Problem to solve
Print the lines from the one that contains "Write the matplotlib code for this chart." to the one that contains "BREAK_LO, BREAK_HI, SQUEEZE", inclusive, exactly as they appear, and please drop any pictures.

Records shown
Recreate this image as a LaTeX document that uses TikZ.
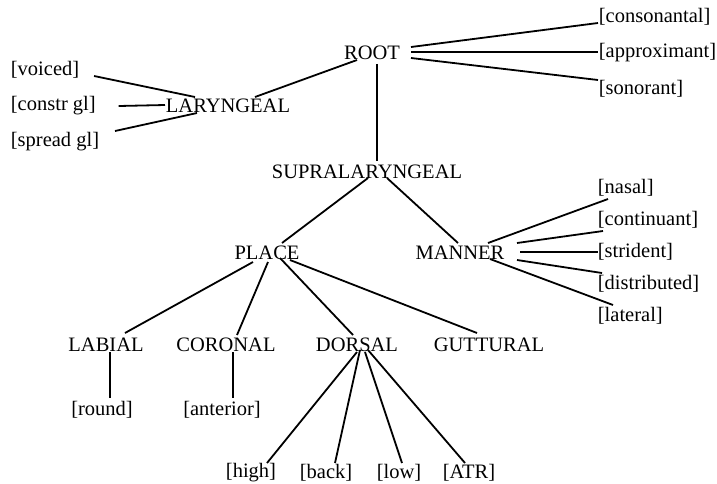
\documentclass[tikz,border=0pt]{standalone}
\usepackage{fontspec}
\setmainfont{Liberation Serif}
\begin{document}
\begin{tikzpicture}[x=1pt,y=-1pt,line width=1.8pt,
  nd/.style={font=\fontsize{20.5}{24}\selectfont,inner sep=0pt},
  ft/.style={nd,anchor=west}]
\useasboundingbox (0,0) rectangle (717,483);
\node[nd] (root) at (372,53) {ROOT};
\node[nd] (lar) at (228,106) {LARYNGEAL};
\node[ft] (voiced) at (10,70) {[voiced]};
\node[ft] (constr) at (10,106) {[constr gl]};
\node[ft] (spread) at (10,142) {[spread gl]};
\node[ft] (cons) at (598,17) {[consonantal]};
\node[ft] (approx) at (598,53) {[approximant]};
\node[ft] (sonor) at (598,89) {[sonorant]};
\node[nd] (supra) at (367,172) {SUPRALARYNGEAL};
\node[nd] (place) at (267,253) {PLACE};
\node[nd] (manner) at (460,253) {MANNER};
\node[ft] (nasal) at (597,188) {[nasal]};
\node[ft] (cont) at (597,220) {[continuant]};
\node[ft] (strid) at (597,252) {[strident]};
\node[ft] (distr) at (597,284) {[distributed]};
\node[ft] (later) at (597,316) {[lateral]};
\node[nd] (labial) at (106,345) {LABIAL};
\node[nd] (coronal) at (226,345) {CORONAL};
\node[nd] (dorsal) at (357,345) {DORSAL};
\node[nd] (gutt) at (489,345) {GUTTURAL};
\node[nd] (round) at (102,410) {[round]};
\node[nd] (anterior) at (222,410) {[anterior]};
\node[nd] (high) at (251,473) {[high]};
\node[nd] (back) at (326,473) {[back]};
\node[nd] (low) at (399,473) {[low]};
\node[nd] (atr) at (469,473) {[ATR]};
\foreach \a/\sx/\sy/\b/\tx/\ty in {
  voiced.east/14/6/lar.center/-33/-9, constr.east/22/0/lar.center/-63/-1,
  spread.east/15/-11/lar.center/-31/7, root.center/-15/7/lar.center/27/-9,
  root.center/39/-6/cons.west/0/6, root.center/39/-1/approx.west/0/-1,
  root.center/39/5/sonor.west/0/-9, root.south/5/3/supra.north/10/-3,
  supra.center/1/6/place.center/15/-10, supra.center/20/6/manner.center/-2/-10,
  manner.center/28/-10/nasal.west/11/11, manner.center/57/-10/cont.west/6/11,
  manner.center/60/-1/strid.west/1/0, manner.center/57/7/distr.west/5/-11,
  manner.center/30/6/later.west/16/-11,
  place.center/-14/9/labial.center/19/-12, place.center/1/9/coronal.center/11/-10,
  place.center/13/5/dorsal.center/-4/-10, place.center/23/7/gutt.center/-12/-12,
  labial.center/4/7/round.center/8/-12, coronal.center/7/7/anterior.center/11/-12,
  dorsal.center/0/7/high.center/16/-10, dorsal.center/3/5/back.center/9/-10,
  dorsal.center/8/7/low.center/3/-10, dorsal.center/11/5/atr.center/-4/-10}
  \draw ([shift={(\sx,\sy)}]\a) -- ([shift={(\tx,\ty)}]\b);
\end{tikzpicture}
\end{document}
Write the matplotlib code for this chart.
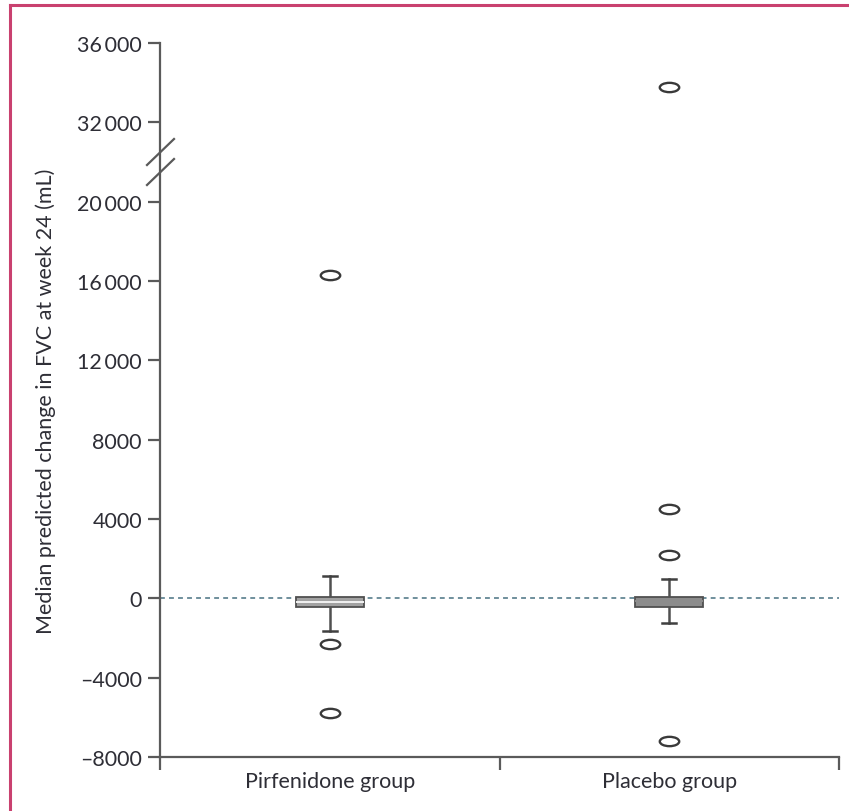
import numpy as np
import matplotlib
matplotlib.use("Agg")
import matplotlib.pyplot as plt
from matplotlib.path import Path
from matplotlib.lines import Line2D

plt.rcParams['font.family'] = ['Lato', 'DejaVu Sans']
plt.rcParams['lines.scale_dashes'] = False

# ---- data -------------------------------------------------------------
groups = ["Pirfenidone group", "Placebo group"]
medians = [-180, -150]
q1 = [-460, -430]
q3 = [70, 70]
whisker_low = [-1650, -1220]
whisker_high = [1150, 960]
outliers = [[16300, -2300, -5800], [33800, 4500, 2200, -7200]]

y_ticks = [-8000, -4000, 0, 4000, 8000, 12000, 16000, 20000, 32000, 36000]
y_tick_labels = ["\u20138000", "\u20134000", "0", "4000", "8000",
                 "12\u2009000", "16\u2009000", "20\u2009000",
                 "32\u2009000", "36\u2009000"]
y_label = "Median predicted change in FVC at week 24 (mL)"

# broken axis: the 20 000 – 32 000 band is compressed threefold
BREAK_LO, BREAK_HI, SQUEEZE = 20000, 32000, 3.0


def fwd(y):
    y = np.asarray(y, dtype=float)
    mid = BREAK_LO + (y - BREAK_LO) / SQUEEZE
    top = BREAK_LO + (BREAK_HI - BREAK_LO) / SQUEEZE + (y - BREAK_HI)
    return np.where(y <= BREAK_LO, y, np.where(y <= BREAK_HI, mid, top))


def inv(v):
    v = np.asarray(v, dtype=float)
    top_start = BREAK_LO + (BREAK_HI - BREAK_LO) / SQUEEZE
    mid = BREAK_LO + (v - BREAK_LO) * SQUEEZE
    top = BREAK_HI + (v - top_start)
    return np.where(v <= BREAK_LO, v, np.where(v <= top_start, mid, top))


# ---- figure -----------------------------------------------------------
W, H = 849, 812
fig = plt.figure(figsize=(W / 100, H / 100), dpi=100)
ax_left, ax_right, ax_bottom, ax_top = 160, 839, 758, 44
ax = fig.add_axes([ax_left / W, 1 - ax_bottom / H,
                   (ax_right - ax_left) / W, (ax_bottom - ax_top) / H])
ax.set_yscale('function', functions=(fwd, inv))
ax.set_ylim(-8000, 36000)
ax.set_xlim(0.5, 2.5)

axis_col = '#5a5a5a'
text_col = '#2e2e36'
fs = 15.5

# zero reference line
ax.axhline(0, color='#6f8f9c', lw=1.4, linestyle=(0, (3.5, 3.0)), zorder=1)

# ellipse flier marker
circ = Path.unit_circle()
ellipse = Path(circ.vertices * np.array([1.0, 0.48]), circ.codes)

stats = []
for i in range(len(groups)):
    stats.append(dict(med=medians[i], q1=q1[i], q3=q3[i],
                      whislo=whisker_low[i], whishi=whisker_high[i],
                      fliers=outliers[i], label=groups[i]))

bp = ax.bxp(stats, positions=[1, 2], widths=0.2, capwidths=0.042,
            patch_artist=True, showfliers=True,
            boxprops=dict(edgecolor='#505050', linewidth=1.3),
            whiskerprops=dict(color='#505050', linewidth=1.8),
            capprops=dict(color='#404040', linewidth=1.8),
            medianprops=dict(linewidth=1.4),
            flierprops=dict(marker=ellipse, markersize=14,
                            markerfacecolor='none',
                            markeredgecolor='#3a3a3a',
                            markeredgewidth=1.7))
face_cols = ['#a2a2a2', '#8c8c8c']
med_cols = ['#f2f2f2', '#8c8c8c']
for box, fc in zip(bp['boxes'], face_cols):
    box.set_facecolor(fc)
    box.set_zorder(3)
for med, mc in zip(bp['medians'], med_cols):
    med.set_color(mc)
    med.set_zorder(4)
for w in bp['whiskers']:
    w.set_zorder(2)

# axes styling
for s in ['top', 'right']:
    ax.spines[s].set_visible(False)
for s in ['left', 'bottom']:
    ax.spines[s].set_color(axis_col)
    ax.spines[s].set_linewidth(1.6)

ax.set_yticks(y_ticks)
ax.set_yticklabels(y_tick_labels)
ax.yaxis.set_minor_locator(matplotlib.ticker.NullLocator())
ax.tick_params(axis='y', direction='out', length=9, width=1.6,
               color=axis_col, labelsize=fs, labelcolor=text_col, pad=4)

ax.set_xticks([0.5, 1.5, 2.5])
ax.set_xticklabels([])
ax.set_xticks([1, 2], minor=True)
ax.set_xticklabels(groups, minor=True)
ax.tick_params(axis='x', which='major', direction='out', length=9,
               width=1.6, color=axis_col)
ax.tick_params(axis='x', which='minor', length=0, labelsize=fs,
               labelcolor=text_col, pad=10)

ax.set_ylabel(y_label, fontsize=fs, color=text_col, labelpad=15)

# break marks across the y axis
mid_val = inv(BREAK_LO + (BREAK_HI - BREAK_LO) / SQUEEZE / 2)
cx, cy = ax.transData.transform((0.5, float(mid_val)))
for dy in (10, -10):
    x0, y0 = cx - 13, cy + dy - 13
    x1, y1 = cx + 14, cy + dy + 13
    (fx0, fy0), (fx1, fy1) = fig.transFigure.inverted().transform(
        [(x0, y0), (x1, y1)])
    fig.add_artist(Line2D([fx0, fx1], [fy0, fy1], color=axis_col,
                          lw=1.6, transform=fig.transFigure))

# panel frame (top and left edges)
frame_col = '#c9416f'
fig.add_artist(Line2D([9.5 / W, 1], [1 - 5.5 / H, 1 - 5.5 / H],
                      color=frame_col, lw=2.2, transform=fig.transFigure))
fig.add_artist(Line2D([9.5 / W, 9.5 / W], [0, 1 - 5.5 / H],
                      color=frame_col, lw=2.2, transform=fig.transFigure))

fig.savefig("out.png", dpi=100)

Reply
Write the matplotlib code for this chart.
import numpy as np
import matplotlib
matplotlib.use("Agg")
import matplotlib.pyplot as plt
from matplotlib.path import Path
from matplotlib.lines import Line2D

plt.rcParams['font.family'] = ['Lato', 'DejaVu Sans']
plt.rcParams['lines.scale_dashes'] = False

# ---- data -------------------------------------------------------------
groups = ["Pirfenidone group", "Placebo group"]
medians = [-180, -150]
q1 = [-460, -430]
q3 = [70, 70]
whisker_low = [-1650, -1220]
whisker_high = [1150, 960]
outliers = [[16300, -2300, -5800], [33800, 4500, 2200, -7200]]

y_ticks = [-8000, -4000, 0, 4000, 8000, 12000, 16000, 20000, 32000, 36000]
y_tick_labels = ["\u20138000", "\u20134000", "0", "4000", "8000",
                 "12\u2009000", "16\u2009000", "20\u2009000",
                 "32\u2009000", "36\u2009000"]
y_label = "Median predicted change in FVC at week 24 (mL)"

# broken axis: the 20 000 – 32 000 band is compressed threefold
BREAK_LO, BREAK_HI, SQUEEZE = 20000, 32000, 3.0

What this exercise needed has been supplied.